Urinary Metabonomic Profiling Discriminates Between Children with Autism and Their Healthy Siblings

Abstract

BACKGROUND Autism spectrum disorder (ASD) is a complicated neuropsychiatric disease that displays significant heterogeneity. The diagnosis of ASD is currently primarily dependent upon descriptions of clinical symptoms, and it remains urgent to find biological markers for the detection and diagnosis of autism. The current study applied the urinary metabolic profiling approach to characterize metabolic phenotypes in ASD. MATERIAL AND METHODS Urine was obtained from children with ASD and their matched healthy siblings. Samples were analyzed using 1H NMR-based methods designed to measure a broad range of metabolites. Partial least-square-discriminant analysis (PLS-DA) was used to develop models to identify metabonomic variations that can be used to distinguish between individuals with ASD and their unaffected siblings. RESULTS A significant difference was observed between the metabolomic profiles of children with ASD and that of their healthy siblings. An increase in the levels of tryptophan, hippurate, glycine, and creatine, and a decrease in trigonelline, melatonin, pantothenate, serotonin, and taurine were observed compared to the control group.
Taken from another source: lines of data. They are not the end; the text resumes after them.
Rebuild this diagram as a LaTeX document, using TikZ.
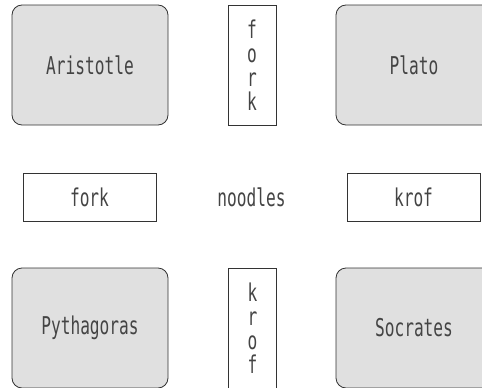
\documentclass[tikz,border=0pt]{standalone}
\usepackage{fontspec}
\newfontfamily\diagfont[FakeStretch=0.66]{DejaVu Sans Mono}
\definecolor{boxfill}{HTML}{E0E0E0}
\definecolor{txt}{HTML}{444444}
\definecolor{edge}{HTML}{333333}
\begin{document}
\begin{tikzpicture}[x=1pt,y=-1pt,
  every node/.style={inner sep=0pt, text=txt, font={\diagfont\fontsize{24.5}{24}\selectfont}},
  person/.style={draw=edge, line width=0.8pt, fill=boxfill, rounded corners=10pt,
    minimum width=156pt, minimum height=120pt},
  vbox/.style={draw=edge, line width=0.8pt, fill=white, align=center,
    minimum width=48pt, minimum height=120pt},
  hbox/.style={draw=edge, line width=0.8pt, fill=white,
    minimum width=133pt, minimum height=48pt}]
\useasboundingbox (0,0) rectangle (482,388);
\node[person] (aristotle) at (90,65) {Aristotle};
\node[vbox] (forkv) at (252,65) {f\\o\\r\\k};
\node[person] (plato) at (414,65) {Plato};
\node[hbox] (forkh) at (89.5,197) {fork};
\node (noodles) at (251.5,197) {noodles};
\node[hbox] (krofh) at (413.5,197) {krof};
\node[person] (pythagoras) at (90,328) {Pythagoras};
\node[vbox] (krofv) at (252.5,328) {k\\r\\o\\f};
\node[person] (socrates) at (414,328) {Socrates};
\end{tikzpicture}
\end{document}
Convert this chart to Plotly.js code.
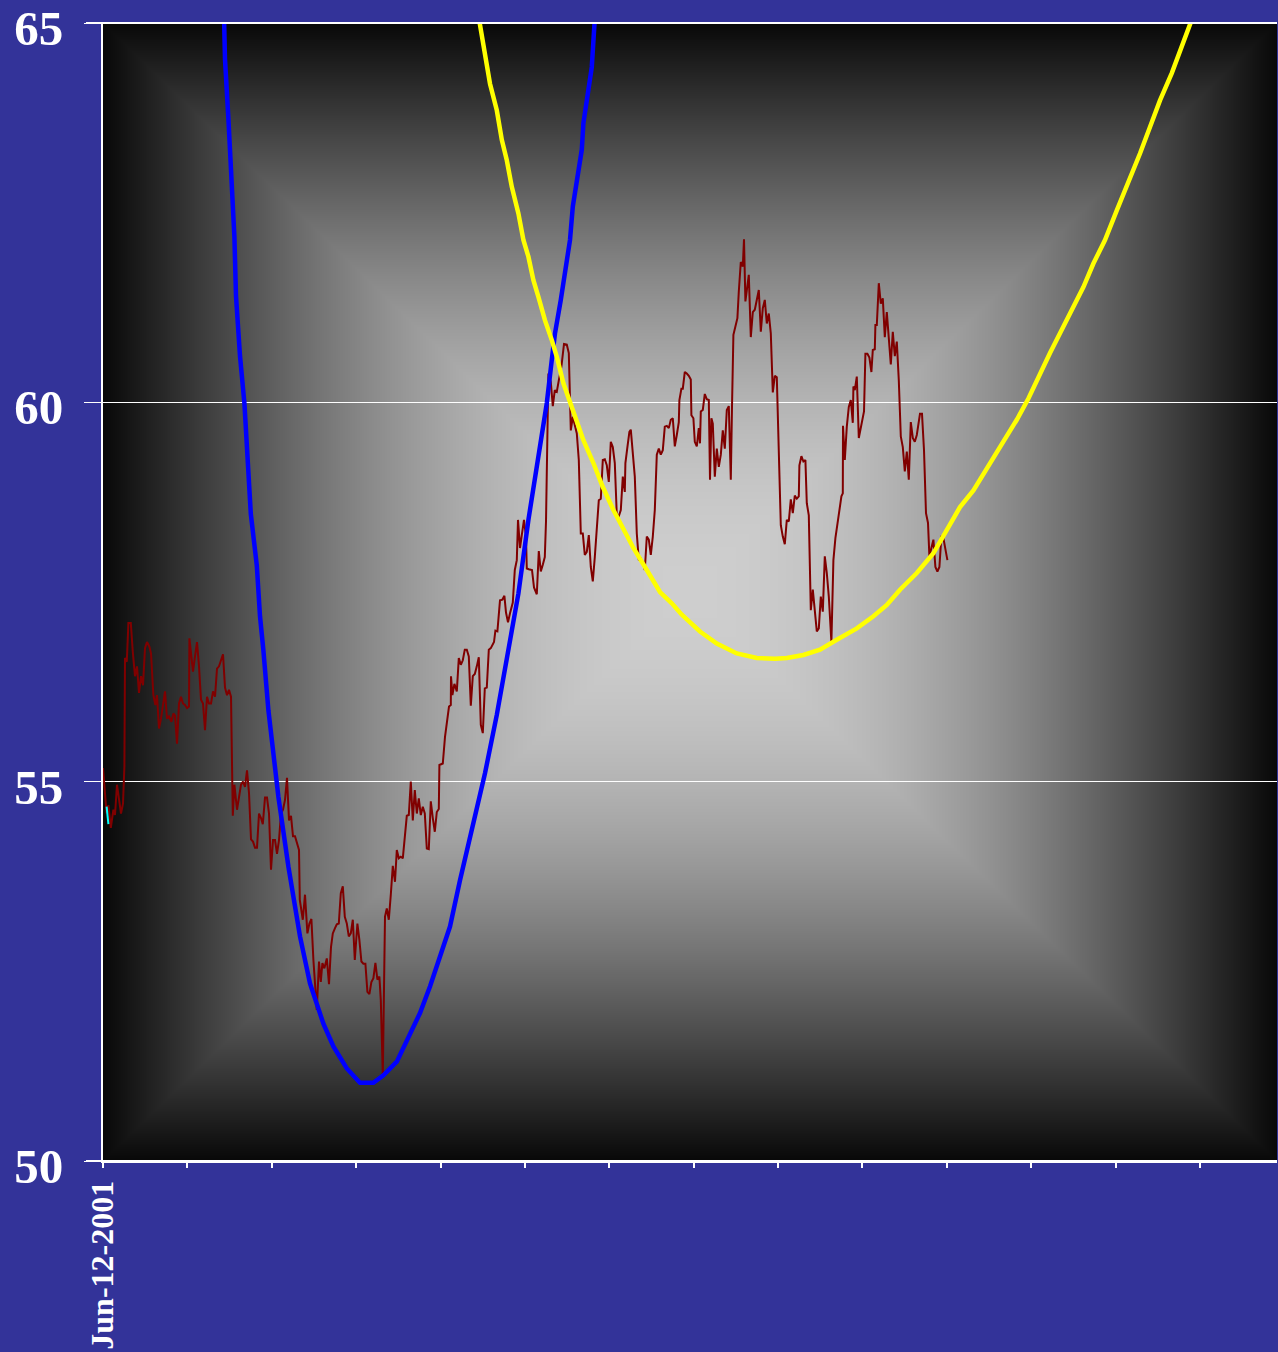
<!DOCTYPE html>
<html><head><meta charset="utf-8">
<script src="https://cdn.plot.ly/plotly-3.0.1.min.js"></script>
<style>html,body{margin:0;padding:0;background:#333399;}</style>
</head><body><div id="chart" style="width:1278px;height:1352px;"></div>
<script>
// trading days since Jun-12-2001 and closing values
const priceDays = [
0,1.8,2.7,3.9,5.2,6,7,8,9,10,
10.7,11,11.9,12.7,13.9,14.9,16,17,18,19,
20,21,22,23.2,24,25.2,26.2,27,28,29,
30,31,32,33,34.2,35.2,36,37,38,39,
40,41,42,43,43.2,45,46,47,48,49,
50,51,52,53,54,55,56,57,58,59,
60,61,62,63,64,64.9,65.7,67,68,69,
70,71,72,73,74,75,76,77,78,79,
79.9,81,82,83,84,85,86,87,88,89,
90,91,92,93,94,95,96,97,98,98.4,
99.9,101,102.2,103.2,104.2,105.2,106.9,108,108.9,109.7,
110.7,111.9,113,114,114.9,116,116.9,117.9,118.9,119.9,
120.9,121.9,122.9,123.9,124.9,125.9,127.2,128.2,129.2,130.2,
131.2,132.2,133.2,134.2,135.2,136.2,137.2,138.2,138.9,139.9,
141,141.9,142.9,143.9,144.9,146,146.9,147.9,148.9,149.9,
150.9,151.9,152.9,153.9,154.9,155.9,156.9,157.9,158.9,159.9,
160.9,161.9,162.9,163.9,164.9,165.9,166.9,167.9,168.2,169.9,
171,172.2,173,173.9,174,174.7,175.7,176.9,177.9,178.9,
179.9,180.9,181.9,182.9,183.9,184.9,185.9,186.9,187.9,188.9,
189.9,190.9,191.9,192.9,193.9,195.5,196.2,197.2,198.5,199.7,
200.7,201.5,202.5,203.5,204.9,205.9,206.9,207.5,208.5,209.5,
210.5,211.5,211.9,212.9,214.5,215.5,216.9,217.9,218.9,219.9,
220.9,221.5,222.2,222.7,223.9,224.9,225.9,226.9,227.9,229.2,
230.5,231.9,232.9,233.5,233.9,234.9,236.9,237.9,238.9,239.9,
240.9,241.9,242.9,243.9,244.9,245.9,246.9,247.9,248.9,249.9,
250.9,251.9,252.9,253.9,254.9,255.9,256.9,257.9,258.9,259.9,
260.9,261.2,262.2,263.2,263.9,264.9,265.9,266.9,267.9,268.9,
269.9,270.9,271.9,272.9,273.9,274.9,275.9,276.9,277.9,278.9,
279.9,280.9,281.9,282.9,283.9,284.9,285.9,286.9,287.9,288.2,
289.2,289.9,290.9,291.9,292.9,293.9,294.2,295.2,295.9,296.9,
297.9,298.5,298.9,299.9,300.9,301.9,302.9,303.5,304.2,304.9,
305.9,306.9,307.9,308.9,309.9,310.9,311.9,312.9,313.9,314.5,
315.2,316.2,317.2,317.9,318.9,319.9,320.5,321.2,321.9,322.9,
323.9,324.9,325.9,326.9,327.9,328.9,329.9,330.9,331.9,332.9,
333.9,334.9,335.9,336.9,337.9,338.9,339.9,340.9,341.9,342.9,
343.9,344.9,345.9,346.9,347.9,348.2,349.2,350.2,351.2,351.9,
352.9,353.9,354.9,355.9,356.9,357.9,358.9,359.9,360.9,361.9,
362.9,364.2,365.2,366.2,367.2,368.2,369.2,369.9,370,370.9,
371.9,372.9,373.9,374.9,375.2,375.9,376.9,377.9,378.9,379.9,
380.5,381.2,382.2,383.2,384.2,384.9,385.9,386.2,386.9,387.9,
388.9,389.9,390.9,391.9,392.9,393.9,394.9,395.9,396.9,397.9,
398.9,399.9,400.9,401.9,402.9,403.9,404.9,405.9,406.9,407.9,
408.5,409.5,410.5,411.5,412.5,413.2,414.2,415.2,416.2,417.2,
418.2,419.2,420.2,421.2,422.2
];
const priceValues = [
55.18,54.58,54.69,54.39,54.63,54.56,54.96,54.76,54.58,54.71,
55.20,56.63,56.58,57.09,57.09,56.71,56.39,56.52,56.17,56.39,
56.27,56.76,56.84,56.78,56.69,56.14,56.01,56.14,55.70,55.83,
56.03,56.19,55.83,55.86,55.79,55.90,55.87,55.50,56.03,56.12,
56.03,56.01,55.97,55.99,56.89,56.45,56.65,56.84,56.52,56.08,
56.03,55.68,56.12,56.03,56.03,56.19,56.12,56.49,56.52,56.60,
56.68,56.24,56.14,56.21,56.12,54.55,54.96,54.63,54.78,54.96,
55.00,54.93,55.15,54.85,54.24,54.21,54.13,54.13,54.58,54.52,
54.44,54.79,54.79,54.58,53.84,54.23,54.23,54.05,54.23,54.58,
54.63,54.76,55.05,54.49,54.55,54.28,54.28,54.19,54.10,53.44,
53.18,53.51,53.00,53.13,53.19,52.65,51.99,52.63,52.36,52.61,
52.54,52.67,52.33,52.82,53.00,53.07,53.12,53.13,53.53,53.62,
53.22,53.13,52.96,53.00,53.18,52.65,53.13,52.91,52.63,52.60,
52.60,52.23,52.20,52.36,52.41,52.61,52.39,52.43,52.12,51.13,
53.22,53.33,53.18,53.51,53.89,53.68,54.10,53.99,54.01,53.99,
54.25,54.55,54.56,55.00,54.49,54.89,54.58,54.78,54.56,54.67,
54.58,54.12,54.11,54.74,54.52,54.34,54.60,54.64,55.22,55.24,
55.59,55.86,55.99,56.01,56.39,56.14,56.29,56.19,56.63,56.54,
56.60,56.74,56.74,56.65,56.00,56.39,56.42,56.52,56.64,55.75,
55.64,56.23,56.24,56.74,56.76,56.84,56.99,56.98,57.39,57.40,
57.45,57.23,57.10,57.22,57.36,57.79,57.92,58.45,58.08,58.27,
58.45,58.23,57.81,57.80,57.79,57.56,57.47,58.04,57.77,57.86,
57.96,58.43,59.46,60.38,60.27,59.95,60.16,60.14,60.29,60.47,
60.77,60.76,60.65,60.07,59.63,59.81,59.59,59.24,58.27,58.27,
57.99,58.03,58.25,57.83,57.64,57.96,58.36,58.71,58.73,59.24,
59.25,59.17,58.95,59.48,59.41,59.20,58.51,58.50,58.58,59.02,
58.82,59.20,59.41,59.61,59.64,59.37,59.02,58.27,57.92,57.94,
57.88,57.79,58.23,58.19,57.99,58.23,58.58,59.31,59.39,59.31,
59.37,59.68,59.69,59.66,59.77,59.79,59.42,59.57,59.74,60.03,
60.18,60.18,60.40,60.38,60.35,60.30,59.83,59.79,59.48,59.42,
59.66,59.46,59.88,59.90,60.11,60.04,60.03,58.98,59.79,59.72,
59.02,59.39,59.15,59.31,59.63,59.39,59.90,59.95,58.98,59.94,
60.89,61.00,61.11,61.46,61.85,61.79,62.15,61.33,61.50,61.68,
60.86,61.19,61.22,61.37,61.48,60.93,61.24,61.35,61.04,61.17,
60.91,60.13,60.35,60.33,59.15,58.38,58.23,58.13,58.45,58.43,
58.72,58.54,58.77,58.73,58.76,59.17,59.29,59.22,59.24,58.67,
58.51,57.26,57.53,57.28,56.98,57.02,57.44,57.24,57.97,57.75,
57.44,56.84,57.92,58.21,58.41,58.62,58.76,58.80,59.69,59.24,
59.68,59.94,60.03,59.73,60.21,60.16,60.34,59.53,59.68,59.81,
59.88,60.64,60.64,60.59,60.40,60.69,60.70,61.02,61.02,61.57,
61.30,61.37,60.86,61.19,60.86,60.50,60.93,60.61,60.80,60.29,
59.55,59.41,59.09,59.35,58.98,59.74,59.53,59.48,59.57,59.72,
59.85,59.85,59.37,58.54,58.41,57.97,58.08,58.19,57.83,57.77,
57.83,58.24,58.21,58.05,57.92
];
// blue fitted curve
const blueDays = [60.5,61,62.7,64.4,65.7,66.5,68.5,70.7,71.9,73.9,76.9,78.5,80.2,82.7,87.7,92.7,98.5,103.5,110.2,115.2,121.9,128.5,135.2,140.2,146.9,152.7,158.5,163.5,168.5,173.5,178.5,187.7,191,196.9,201.9,207.7,212.7,217.7,221.9,224.4,226,228.9,231,233.5,234.9,236.9,239.4,240.2,241.9,244.4,246];
const blueValues = [65.09,64.52,63.74,62.96,62.18,61.40,60.61,59.99,59.36,58.53,57.85,57.18,56.73,55.94,54.80,53.88,52.96,52.34,51.81,51.51,51.22,51.03,51.03,51.13,51.31,51.64,51.95,52.30,52.69,53.09,53.70,54.76,55.11,55.88,56.65,57.48,58.45,59.33,59.99,60.56,60.91,61.35,61.70,62.14,62.58,62.89,63.33,63.68,63.98,64.42,65.10];
// yellow fitted curve
const yellowDays = [187.7,190.2,193.5,196.9,199.4,201.9,204.4,207.7,210.2,212.7,215.2,217.7,221,224.4,226.9,230.2,234.4,236.9,240.2,245.2,249.8,255.2,260.2,265.2,271.9,278.5,284.4,289.4,298.5,306.9,316.9,326.9,336,341.9,350.2,358.5,366.9,376.9,385.2,391.9,398.5,406.9,415.2,424.4,428.5,435.2,441,446.9,451.9,456.9,462.7,467.7,473.5,478.5,484.4,490.2,495.2,501,506.9,512.7,518.5,523.5,528.5,534.4,538.5,541.9,544.9];
const yellowValues = [65.10,64.73,64.20,63.85,63.46,63.19,62.84,62.49,62.14,61.92,61.61,61.39,61.08,60.82,60.60,60.25,59.94,59.72,59.50,59.20,58.89,58.58,58.32,58.08,57.79,57.50,57.35,57.20,56.98,56.82,56.69,56.63,56.62,56.63,56.67,56.74,56.87,57.02,57.18,57.33,57.53,57.75,58.01,58.45,58.62,58.84,59.09,59.33,59.55,59.77,60.05,60.34,60.65,60.91,61.22,61.52,61.83,62.14,62.53,62.89,63.28,63.63,63.98,64.34,64.64,64.86,65.08];
// short cyan series at the start
const cyanDays = [1.8, 2.7];
const cyanValues = [54.67, 54.44];

const xTickVals = [0];
const xTickText = ['Jun-12-2001'];
const yTickVals = [50, 55, 60, 65];
const yTickText = ['50', '55', '60', '65'];

const W = 1278, H = 1352;
const M = {l: 103, r: 1, t: 23, b: 191};
const PW = W - M.l - M.r, PH = H - M.t - M.b;

function makeBackground(w, h) {
  const c = document.createElement('canvas');
  c.width = w; c.height = h;
  const ctx = c.getContext('2d');
  const img = ctx.createImageData(w, h);
  const cx = w / 2, cy = h / 2;
  for (let y = 0; y < h; y++) {
    for (let x = 0; x < w; x++) {
      const t = Math.min(1, Math.max(Math.abs(x + 0.5 - cx) / cx, Math.abs(y + 0.5 - cy) / cy));
      const v = Math.round(8 + (198) * Math.cos(t * Math.PI / 2));
      const i = (y * w + x) * 4;
      img.data[i] = v; img.data[i + 1] = v; img.data[i + 2] = v; img.data[i + 3] = 255;
    }
  }
  ctx.putImageData(img, 0, 0);
  return c.toDataURL('image/png');
}

const serif = '"Liberation Serif", "Times New Roman", "DejaVu Serif", serif';
const extend = 17 / PW;

const traces = [
  {x: priceDays, y: priceValues, type: 'scatter', mode: 'lines', line: {color: '#800000', width: 2}, hoverinfo: 'skip'},
  {x: cyanDays, y: cyanValues, type: 'scatter', mode: 'lines', line: {color: '#00ffff', width: 2}, hoverinfo: 'skip'},
  {x: blueDays, y: blueValues, type: 'scatter', mode: 'lines', line: {color: '#0000ff', width: 4.5}, hoverinfo: 'skip'},
  {x: yellowDays, y: yellowValues, type: 'scatter', mode: 'lines', line: {color: '#ffff00', width: 4.5}, hoverinfo: 'skip'}
];

const layout = {
  width: W, height: H,
  margin: M,
  paper_bgcolor: '#333399',
  plot_bgcolor: 'rgba(0,0,0,0)',
  showlegend: false,
  xaxis: {
    range: [0, 587], fixedrange: true,
    tickmode: 'array', tickvals: xTickVals, ticktext: xTickText,
    ticks: 'outside', ticklen: 5, tickwidth: 2, tickcolor: '#ffffff',
    tickangle: -90,
    tickfont: {family: serif, size: 32, color: '#ffffff', weight: 'bold'},
    ticklabeloverflow: 'allow',
    showgrid: false, zeroline: false,
    showline: true, linecolor: '#ffffff', linewidth: 2,
    minor: {tickmode: 'linear', tick0: 0, dtick: 42.19, ticks: 'outside', ticklen: 5, tickwidth: 2, tickcolor: '#ffffff', showgrid: false}
  },
  yaxis: {
    range: [50, 65], fixedrange: true,
    tickmode: 'array', tickvals: yTickVals, ticktext: yTickText,
    ticks: 'outside', ticklen: 17, tickwidth: 1, tickcolor: '#ffffff',
    ticklabelstandoff: 11,
    ticklabelshift: 5,
    ticklabeloverflow: 'allow',
    tickfont: {family: serif, size: 49, color: '#ffffff', weight: 'bold'},
    showgrid: true, gridcolor: '#ffffff', gridwidth: 1,
    zeroline: false,
    showline: true, linecolor: '#ffffff', linewidth: 2
  },
  images: [{
    source: makeBackground(PW, PH),
    xref: 'paper', yref: 'paper', x: 0, y: 1, sizex: 1, sizey: 1,
    xanchor: 'left', yanchor: 'top', sizing: 'stretch', layer: 'below'
  }],
  shapes: [
    {type: 'line', xref: 'paper', yref: 'paper', x0: -extend, x1: 1, y0: 1, y1: 1, line: {color: '#ffffff', width: 2}},
    {type: 'line', xref: 'paper', yref: 'paper', x0: -extend, x1: 1, y0: 0, y1: 0, line: {color: '#ffffff', width: 2}}
  ]
};

Plotly.newPlot('chart', traces, layout, {displayModeBar: false, staticPlot: true});
</script>
</body></html>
We conclude that several metabolic pathways are affected by autism, which suggests that a gut-brain link may be important in the pathophysiology of ASD. CONCLUSIONS 1H NMR-based metabonomic analysis of the urine can determine perturbations of specific metabolic pathways related to ASD and help identify a characteristic metabolic fingerprint to better understand the disease and its causes.

Figure 1

Flow diagram of patients through the trial.

Figure 2

NMR spectrum (δ0.5–6.2 and δ6.2–9.5) of urine at 600 MHz, with a typical ¹H spectrum as an external spectrum, showing the assignment of the significant metabolites responsible for distinguishing children with ASD from non-autistic children. The region of δ6.2–9.5 (in the dashed box) was magnified 5 times compared with the corresponding region of δ0.5–6.2 for the purpose of clarity. Ace – acetate; Ach – acetylcholine; Aco – trans-aconitate; Act – acetone; Ad – acetamide; AH – aminohippurate; Ala – alanine; Asc – ascorbate; Bu – butyrate; Cap – caprate; Cho – choline; Ci – citrate; Cn – creatinine; Cr – creatine; DHT – dihydrothymine; DMA – dimethylamine; DMG – N, N-dimethylglycine; EA – ethanolamine; For – formate; Fum – fumarate; GA – guanidoacetate; GABA – Gama-aminobutyrate; Glu – glutamate; Gly – glycine; HIB – 2-hydroxyisobutyrate; Hip – hippurate; HMM – 3-hydroxy-4-methoxymandelate; HP – 3-hydroxypyruvate; IB – isobutyrate; IL – indolelactate; Ino – inosine; KG – α-ketoglutarate; Lac – lactate; Leu – leucine; Lys – lysine; M – malonate; Mal – malate; Met – methionine; MG – methylguanidine; MM – methylmalonate; Mol – methanol; NAA – N-acetylalanine; NMN – N-methylnicotinamide; NP – neopterin; OA – oxaloacetate; PA –picolinate; PAG – phenylacetylglycine; Pan – pantothenate; Py – pyruvate; Set – serotonin; Suc – succinate; Sum – succinimide; Tau – taurine; TMA – trimethylamine; TMAO – trimethylamine N-oxide; Tri – trigonelline; U – unassigned; Val – valine.

Figure 3

(A) Scatter plot of PLS-DA scores of the first principal component obtained from (■) controls and (●) ASD. t[1]p – PLS component 1; t [2]p – PLS component 2. (B) Validation of the corresponding partial least-squares discriminant analysis model by random permutation analysis. (C) The corresponding loading plots represent single NMR spectral region segments. The color map shows the significance of metabolite variations between the 2 clusters.

Figure 4

(A–C) Conventional biochemical measurements of metabolite indices in urine from control and ASD groups.